The routine spacewalk which was supposed to be carried out by two Russian cosmonauts aboard the International Space Station (ISS) was cancelled. This happened because liquid was detected coming out of the Soyuz spacecraft.
The plume of liquid, as seen in the video captured by NASA, looks like snowflake-like particles. This burst came from the back of the Soyuz MS-22 capsule and is thought to be a coolant leak.
NASA said none of the seven members of the current ISS crew, which includes three Russian cosmonauts, three US NASA astronauts and one Japanese astronaut, were in any danger from the leak.
The crash happened just as the two cosmonauts, crew commander Sergey Prokopyev and flight engineer Dimitri Petelin, were preparing for a planned spacewalk to move radiators from one module to another on the Russian ISS segment.
An official for Russian mission control operations in Moscow is heard telling Prokopyev and Petelin in a radio transmission that their spacewalk is aborted. Meanwhile, engineers are hard at work determining the nature and origin of the leak.
NASA commentator on the livestream, Rob Navias, broadcast from NASA's Johnson Space Center in Houston, also said the spacewalk was canceled because of the leak.

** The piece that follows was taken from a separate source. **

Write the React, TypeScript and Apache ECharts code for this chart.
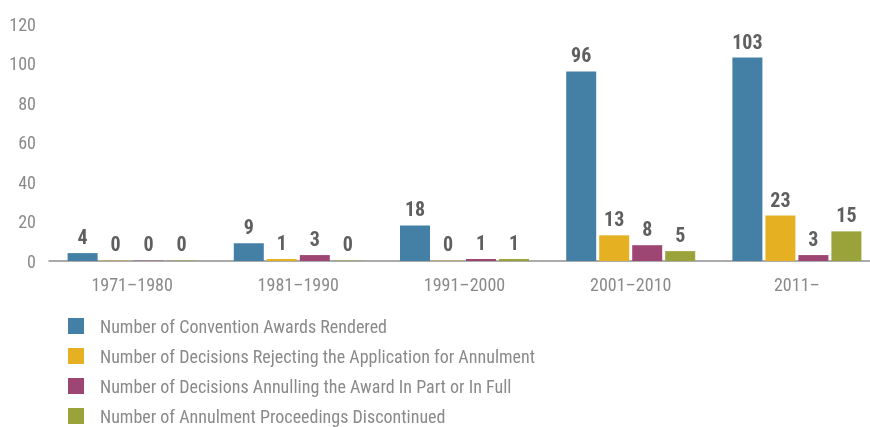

Navias said the Soyuz craft arrived at the space station in September, carrying Prokopyev, Petelin and US astronaut Frank Rubio to the ISS. The craft remains on the laboratory side of the orbit facing Earth.
"The spacewalk planned for Wednesday (14/12) was previously postponed once at the end of November, because the coolant pump in the cosmonaut's spacesuit failed," Navias said as quoted by Reuters.
The spacewalk will be the 12th this year on the ISS and the 257th in the space platform's 22-year history.
Navias said it was too early to know what implications the leak might have for the integrity of the spacecraft, and whether the leak could create difficulties returning the crew to Earth at the end of their mission.
There are five other spacecraft parked on the ISS, consisting of two SpaceX capsules (Crew Dragon and Cargo Dragon), a cargo space ship Northrop Grumman Cygnus and two Russian supply ships, Progress 81 and Progress 82.
The ISS, which spans the size of a football field and orbits above Earth, has hosted and served astronauts since 2000. The space station is operated by a US-Russia-led partnership that includes Canada, Japan and 11 European countries.